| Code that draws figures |
* Begin *
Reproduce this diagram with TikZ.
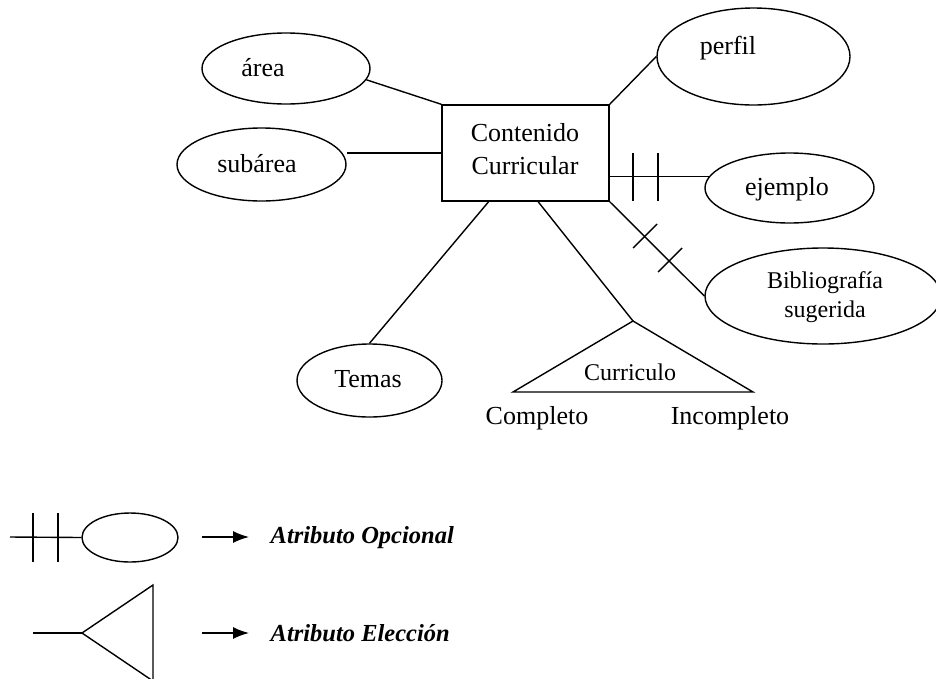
\documentclass[tikz,border=0pt]{standalone}
\usepackage{fontspec}
\setmainfont{Liberation Serif}
\usetikzlibrary{calc,arrows.meta,shapes.geometric}
\begin{document}
\begin{tikzpicture}[x=1pt,y=-1pt, line width=1.4pt,
  attr/.style={draw, ellipse, inner sep=0pt},
  lbl/.style={inner sep=0pt, font=\fontsize{26}{33}\selectfont, align=center},
  slbl/.style={inner sep=0pt, font=\fontsize{24}{29}\selectfont, align=center},
  leg/.style={inner sep=0pt, anchor=west, font=\fontsize{24.5}{29}\selectfont\bfseries\itshape},
  arr/.style={-{Latex[length=16pt,width=12pt]}}]
\useasboundingbox (0,0) rectangle (936,678);
\clip (0,0) rectangle (936,678);

% entity
\node[draw, minimum width=167pt, minimum height=96pt, inner sep=0pt] (box) at (525.5,153) {};
\node[lbl] (boxt) at (525,149) {Contenido\\Curricular};

% attributes
\node[attr, minimum width=168pt, minimum height=71pt] (area) at (286,68.5) {};
\node[lbl] (areat) at (263,68) {área};
\node[attr, minimum width=169pt, minimum height=73pt] (subarea) at (261.5,164.5) {};
\node[lbl] (subareat) at (257,164) {subárea};
\node[attr, minimum width=193pt, minimum height=97pt] (perfil) at (753.5,56.5) {};
\node[lbl] (perfilt) at (728,48) {perfil};
\node[attr, minimum width=169pt, minimum height=70pt] (ejemplo) at (789.5,188) {};
\node[lbl] (ejemplot) at (787,189) {ejemplo};
\node[attr, minimum width=236pt, minimum height=96pt] (bib) at (823,296) {};
\node[slbl] (bibt) at (825,297) {Bibliografía\\sugerida};
\node[attr, minimum width=145pt, minimum height=73pt] (temas) at (369.5,380.5) {};
\node[lbl] (temast) at (368,379) {Temas};

% choice attribute (triangle)
\coordinate (apex) at (633,321);
\coordinate (bl) at (513,392);
\coordinate (br) at (753,392);
\draw (apex) -- (bl) -- (br) -- cycle;
\node[slbl] (curt) at (630,372) {Curriculo};
\node[lbl] (comp) at (537,418) {Completo};
\node[lbl] (incomp) at (730,418) {Incompleto};

% connectors
\draw (box.north west) -- (area.-8);
\draw (box.west) -- (box.west -| subarea.east);
\draw (box.north east) -- (perfil.west);
\draw (ejemplo.172) -- (ejemplo.172 -| box.east);
\draw (box.south east) -- (bib.west);
\draw ($(box.south west)!0.281!(box.south east)$) -- (temas.north);
\draw ($(box.south west)!0.575!(box.south east)$) -- (apex);

% optional marks
\draw (633,153) -- (633,201);
\draw (658,153) -- (658,201);
\draw (633,248) -- (657,224);
\draw (658,272) -- (682,248);

% legend: optional attribute
\coordinate (l1a) at (10,537);
\node[attr, minimum width=96pt, minimum height=49pt] (legell) at (130,537.5) {};
\draw (l1a) -- (legell.west);
\draw (33,513) -- (33,562);
\draw (58,513) -- (58,562);
\coordinate (a1s) at (202,537);
\node[leg] (opc) at (270,538) {Atributo Opcional};
\draw[arr] (a1s) -- (249,537);

% legend: choice attribute
\coordinate (l2a) at (33,633);
\coordinate (t2a) at (82,633);
\coordinate (t2b) at (153,585);
\coordinate (t2c) at (153,681);
\draw (l2a) -- (t2a);
\draw (t2b) -- (t2a) -- (t2c) -- cycle;
\coordinate (a2s) at (202,633);
\node[leg] (ele) at (270,633) {Atributo Elección};
\draw[arr] (a2s) -- (249,633);
\end{tikzpicture}
\end{document}
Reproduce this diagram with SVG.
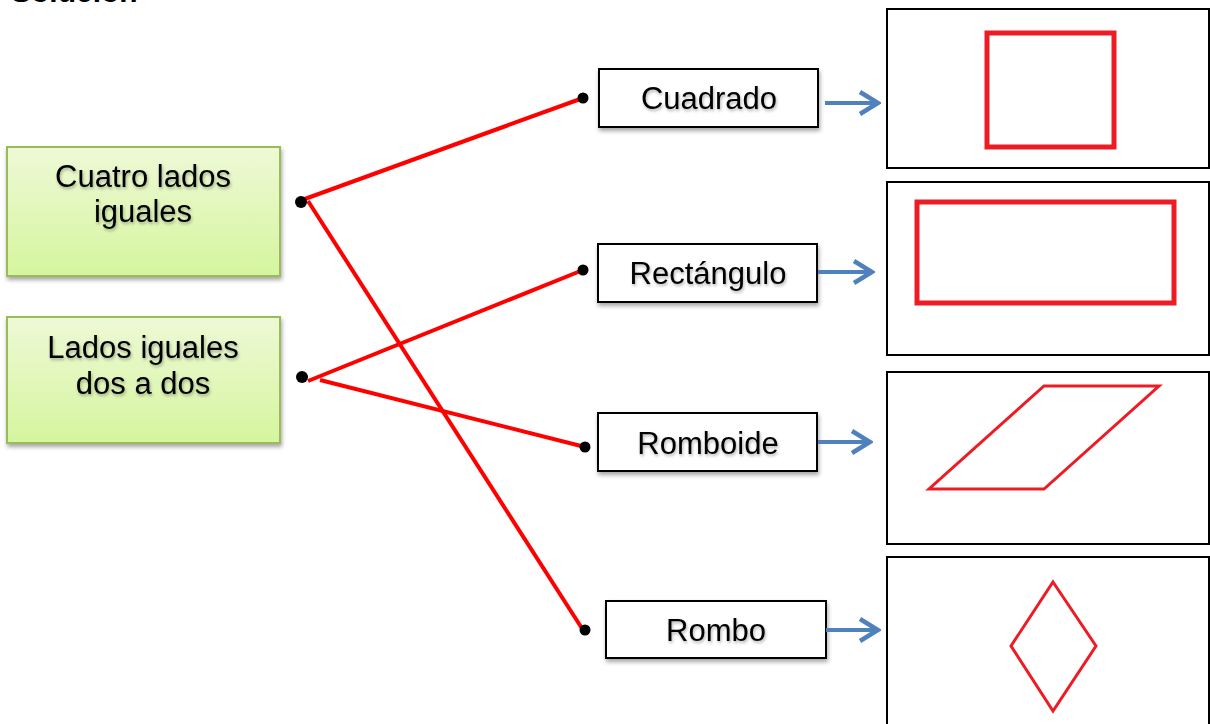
<svg xmlns="http://www.w3.org/2000/svg" width="1210" height="724" viewBox="0 0 1210 724">
<defs>
<linearGradient id="g" x1="0" y1="0" x2="0" y2="1">
<stop offset="0" stop-color="#eef9d6"/>
<stop offset="1" stop-color="#d5f59e"/>
</linearGradient>
<filter id="sh" x="-10%" y="-10%" width="130%" height="140%">
<feDropShadow dx="1" dy="3" stdDeviation="2" flood-color="#000" flood-opacity="0.35"/>
</filter>
<filter id="tsh" x="-10%" y="-20%" width="130%" height="150%">
<feDropShadow dx="1" dy="2" stdDeviation="1.5" flood-color="#000" flood-opacity="0.3"/>
</filter>
<marker id="ah" viewBox="0 0 24 26" refX="21" refY="13" markerWidth="24" markerHeight="26" markerUnits="userSpaceOnUse" orient="auto">
<path d="M3,2 L21,13 L3,24" fill="none" stroke="#4f81bd" stroke-width="4.5"/>
</marker>
</defs>
<style>
.t{font-family:"Liberation Sans",Arial,sans-serif;fill:#000;text-anchor:middle}
.gb{fill:url(#g);stroke:#9bbb59;stroke-width:2}
.wb{fill:#fff;stroke:#000;stroke-width:2}
.ib{fill:#fff;stroke:#000;stroke-width:2}
.red{fill:none;stroke:#ed1c24}
.conn{stroke:#ff0000;stroke-width:4;fill:none}
.arr{stroke:#4f81bd;stroke-width:4;fill:none}
</style>
<rect width="1210" height="724" fill="#fff"/>
<text x="11" y="2" font-family="Liberation Sans, Arial, sans-serif" font-weight="bold" font-size="30">Solución</text>

<g id="cuatro-lados">
<rect class="gb" x="7" y="147" width="273" height="129" filter="url(#sh)"/>
<text class="t" font-size="31" x="143" y="187" filter="url(#tsh)">Cuatro lados</text>
<text class="t" font-size="31" x="143" y="222" filter="url(#tsh)">iguales</text>
</g>
<g id="lados-dos-a-dos">
<rect class="gb" x="7" y="317" width="273" height="126" filter="url(#sh)"/>
<text class="t" font-size="31" x="143" y="358" filter="url(#tsh)">Lados iguales</text>
<text class="t" font-size="31" x="143" y="394" filter="url(#tsh)">dos a dos</text>
</g>

<g id="cuadrado">
<rect class="wb" x="599" y="69" width="219" height="58" filter="url(#sh)"/>
<text class="t" font-size="31" x="709" y="109" filter="url(#tsh)">Cuadrado</text>
</g>
<g id="rectangulo">
<rect class="wb" x="598" y="244" width="219" height="58" filter="url(#sh)"/>
<text class="t" font-size="31" x="708" y="284" filter="url(#tsh)">Rectángulo</text>
</g>
<g id="romboide">
<rect class="wb" x="598" y="413" width="219" height="58" filter="url(#sh)"/>
<text class="t" font-size="31" x="708" y="454" filter="url(#tsh)">Romboide</text>
</g>
<g id="rombo">
<rect class="wb" x="606" y="601" width="220" height="57" filter="url(#sh)"/>
<text class="t" font-size="31" x="716" y="641" filter="url(#tsh)">Rombo</text>
</g>

<g id="img-cuadrado">
<rect class="ib" x="887" y="9" width="322" height="159"/>
<rect class="red" stroke-width="5" x="987" y="33" width="127" height="114"/>
</g>
<g id="img-rectangulo">
<rect class="ib" x="887" y="182" width="322" height="173"/>
<rect class="red" stroke-width="5" x="917" y="202" width="257" height="101"/>
</g>
<g id="img-romboide">
<rect class="ib" x="887" y="372" width="322" height="172"/>
<polygon class="red" stroke-width="3" points="929,489 1044,489 1159,386 1044,386"/>
</g>
<g id="img-rombo">
<rect class="ib" x="887" y="557" width="322" height="180"/>
<polygon class="red" stroke-width="3" points="1053,582 1096,646 1053,711 1011,646"/>
</g>

<g id="connectors">
<line class="conn" x1="302" y1="200" x2="583" y2="98"/>
<line class="conn" x1="308" y1="201" x2="583" y2="630"/>
<line class="conn" x1="308" y1="381" x2="583" y2="270"/>
<line class="conn" x1="320" y1="380" x2="585" y2="447"/>
<circle cx="301" cy="202" r="6"/>
<circle cx="302" cy="377" r="6"/>
<circle cx="583" cy="98" r="5.5"/>
<circle cx="583" cy="270" r="5.5"/>
<circle cx="585" cy="447" r="5.5"/>
<circle cx="585" cy="630" r="5.5"/>
<line class="arr" x1="825" y1="103" x2="878" y2="103" marker-end="url(#ah)"/>
<line class="arr" x1="818" y1="272" x2="872" y2="272" marker-end="url(#ah)"/>
<line class="arr" x1="818" y1="442" x2="870" y2="442" marker-end="url(#ah)"/>
<line class="arr" x1="826" y1="630" x2="878" y2="630" marker-end="url(#ah)"/>
</g>
</svg>
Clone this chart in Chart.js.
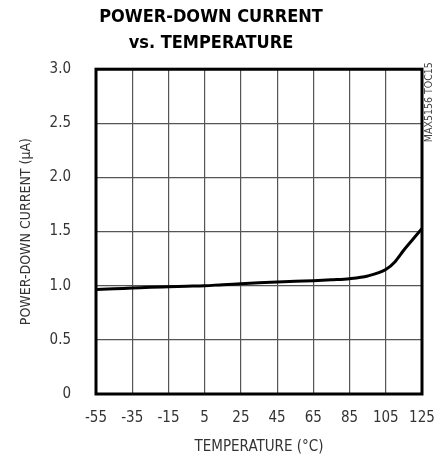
<!DOCTYPE html>
<html>
<head>
<meta charset="utf-8">
<script src="https://cdn.jsdelivr.net/npm/chart.js@4.4.0/dist/chart.umd.min.js"></script>
<style>
  html, body { margin: 0; padding: 0; background: #fff; }
  #wrap { width: 443px; height: 456px; }
</style>
</head>
<body>
<div id="wrap"><canvas id="tocChart"></canvas></div>
<script>
// temperature (C) and power-down current (uA)
var temps = [-55, -45, -35, -25, -15, -5, 5, 15, 25, 35, 45, 55, 65, 75, 85, 95, 105, 110, 115, 120, 125];
var current = [0.965, 0.972, 0.978, 0.985, 0.99, 0.995, 1.0, 1.01, 1.018, 1.027, 1.035, 1.042, 1.047, 1.055, 1.065, 1.09, 1.15, 1.22, 1.33, 1.43, 1.53];

var xTicks = [-55, -35, -15, 5, 25, 45, 65, 85, 105, 125];
var yTicks = [0, 0.5, 1.0, 1.5, 2.0, 2.5, 3.0];

var fontName = '"Liberation Sans Narrow", "DejaVu Sans Condensed", "Liberation Sans", sans-serif';
var textColor = '#333';

var points = [];
for (var i = 0; i < temps.length; i++) {
    points.push({ x: temps[i], y: current[i] });
}

// heavy frame round the plot + part number at the side
var framePlugin = {
    id: 'frame',
    afterDatasetsDraw: function (chart) {
        var a = chart.chartArea, ctx = chart.ctx;
        ctx.save();
        ctx.strokeStyle = '#000';
        ctx.lineWidth = 3;
        ctx.strokeRect(a.left, a.top, a.right - a.left, a.bottom - a.top);
        ctx.translate(a.right + 7, a.top - 7);
        ctx.rotate(-Math.PI / 2);
        ctx.fillStyle = '#444';
        ctx.font = '10.5px ' + fontName;
        ctx.textAlign = 'right';
        ctx.textBaseline = 'middle';
        ctx.fillText('MAX5156 TOC15', 0, 0);
        ctx.restore();
    }
};

var ctx = document.getElementById('tocChart');
var myChart = new Chart(ctx, {
    type: 'line',
    data: {
        datasets: [{
            label: 'Power-down current',
            data: points,
            borderColor: '#000',
            borderWidth: 3,
            pointRadius: 0,
            fill: false,
            cubicInterpolationMode: 'monotone'
        }]
    },
    options: {
        responsive: true,
        maintainAspectRatio: false,
        animation: false,
        layout: { padding: { left: 0, right: 21, top: 0, bottom: 0 } },
        plugins: {
            legend: { display: false },
            tooltip: { enabled: false },
            title: {
                display: true,
                text: ['POWER-DOWN CURRENT', 'vs. TEMPERATURE'],
                color: '#000',
                font: { family: fontName, size: 18, weight: 'bold', lineHeight: 1.45 },
                padding: { top: 4, bottom: 13 }
            }
        },
        scales: {
            x: {
                type: 'linear',
                min: -55,
                max: 125,
                afterBuildTicks: function (s) {
                    s.ticks = xTicks.map(function (v) { return { value: v }; });
                },
                afterFit: function (s) {
                    s.height = 62;
                    s.paddingLeft = 0;
                    s.paddingRight = 0;
                },
                grid: { color: '#555', lineWidth: 1.2, drawTicks: false },
                border: { display: false },
                ticks: {
                    color: textColor,
                    padding: 15,
                    maxRotation: 0,
                    autoSkip: false,
                    font: { family: fontName, size: 15 }
                },
                title: {
                    display: true,
                    text: 'TEMPERATURE (°C)',
                    color: textColor,
                    font: { family: fontName, size: 15 },
                    padding: { top: 4, bottom: 0 }
                }
            },
            y: {
                min: 0,
                max: 3,
                afterBuildTicks: function (s) {
                    s.ticks = yTicks.map(function (v) { return { value: v }; });
                },
                afterFit: function (s) { s.width = 96; },
                grid: { color: '#555', lineWidth: 1.2, drawTicks: false },
                border: { display: false },
                ticks: {
                    color: textColor,
                    padding: 25,
                    font: { family: fontName, size: 15 },
                    callback: function (v) { return v === 0 ? '0' : v.toFixed(1); }
                },
                title: {
                    display: true,
                    text: 'POWER-DOWN CURRENT (µA)',
                    color: textColor,
                    font: { family: fontName, size: 14 },
                    padding: { top: 18, bottom: 0 }
                }
            }
        }
    },
    plugins: [framePlugin]
});
</script>
</body>
</html>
* End *
| WHAT IS REQUIRED |
Find the lines of the material that hold the word "this" and report their count alone.

| TASK RESULT |
3